The Peace & Plenty, bearing the Mackenzie family under just such conditions, sailed through the narrows, between the wooded islands that enclose New York Bay, and approached the cluster of church spires and crumbling fortifications on the southern tip of hilly Manhattan. Fort George was built by the Dutch in 1626 and, even in its decrepitude, remained the seat of the royal governor, a hundred ancient naval guns in the grand battery guarding one of the world’s finest harbors. Up the slope from the sea, the 175-foot steeple of Trinity Episcopal pinnacled the skyline. And beyond the farthest homes of Chambers Street lay open farms, the heights at Harlem, and then dense forest.
The piers on the Hudson side of Manhattan often iced up over the winter, so the Peace & Plenty and other passenger ships, often two a day, docked on the busy eastern wharf. Local customs officials were overwhelmed and only recorded immigrants sporadically. The Mackenzies exited t
he ship unnoticed and entered a city unlike Stornoway in almost every way.
Press gangs prowled along the East River piers. On the Hudson side, churches and brothels served their respective congregations. Common greens and middle-class homes filled the higher center slope. Incredibly dense, the city was only a mile long and half a mile wide; young Alexander’s walk to school from Melbost to Stornoway was longer than the full length of Broadway. This was intentional, as the whole city focused on trade, and distances were measured in the time it took a horse to move a cartload of goods down the cobblestoned streets.
Mercantilists held all the highest positions in fashionable New York society.

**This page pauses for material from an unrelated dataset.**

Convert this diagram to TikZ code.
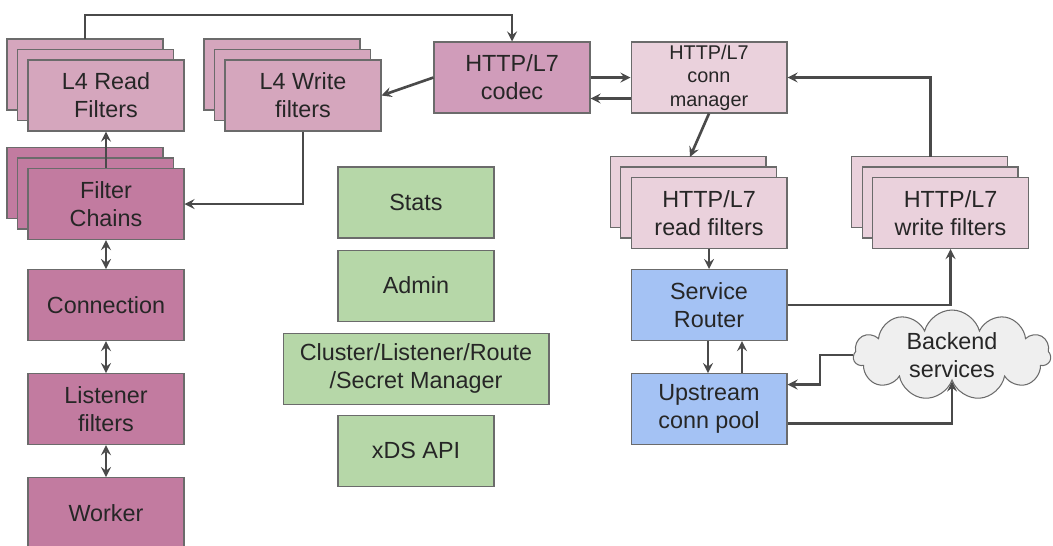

They loved French champagne, Canton china, and local oysters. All finished goods, anything of discernment or quality, came from Britain, four or five months between order placement and arrival. April and October were the prime time for British ship viewing, six months the average for a round-trip to London. The incoming holds were filled with perfume, mustard, tea, snuff, gloves, handkerchiefs, ribbons, lace, umbrellas. And on the return voyage, Alexander saw the ships carried white pine lumber and iron bars and furs. Especially furs, floated down the Hudson from the trading post at Albany. A Scottish visitor called America “the best country in the world for people of small fortunes; or in other words, the best poor man’s country.” All that was required to make one’s way up in the world was “courage and resolution in the adventurer.”